Hi
I've a set of list page titles that i've extracted from the Category dump (where "cl_from" is of type "page")
http://www.mediawiki.org/wiki/Manual:Categorylinks_table
Now I want to extract the CONTENT of the page from the pages dump
enwiki-latest-pages-articles.xml
Although there are guidelines on how editors should mark these pages
http://en.wikipedia.org/wiki/Wikipedia:Manual_of_Style/Lists
("The titles of list articles typically begin with the type of list it is (List of, Index of, etc.), followed by the article's subject; like: List of vegetable oils.")
The majority of the times the above rule is not implemented. So my concrete question is:
- if i am consuming the pages-articles.xml dump (D) page by page, and i have a list of pages (L) i've extracted from the category (C) links dump, then how can i check that page in pages dump file D is a member of L? The titles do not resolve the names.

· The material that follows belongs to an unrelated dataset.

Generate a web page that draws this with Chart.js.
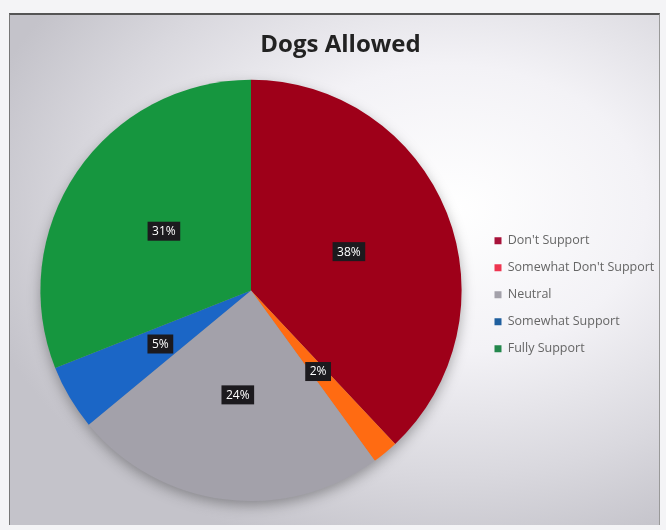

For instance, if I have the page title "List of the longest Asian rivers" (http://en.wikipedia.org/wiki/List_of_the_longest_Asian_rivers) then what in that page's content (http://en.wikipedia.org/w/index.php?title=List_of_the_longest_Asian_rivers&a...) can tell me it is the same page "List of the longest Asian rivers"? None-list pages appear to place the title as first token with ''' markings.
Any suggestions of a robust solution would be much appreciated.
Best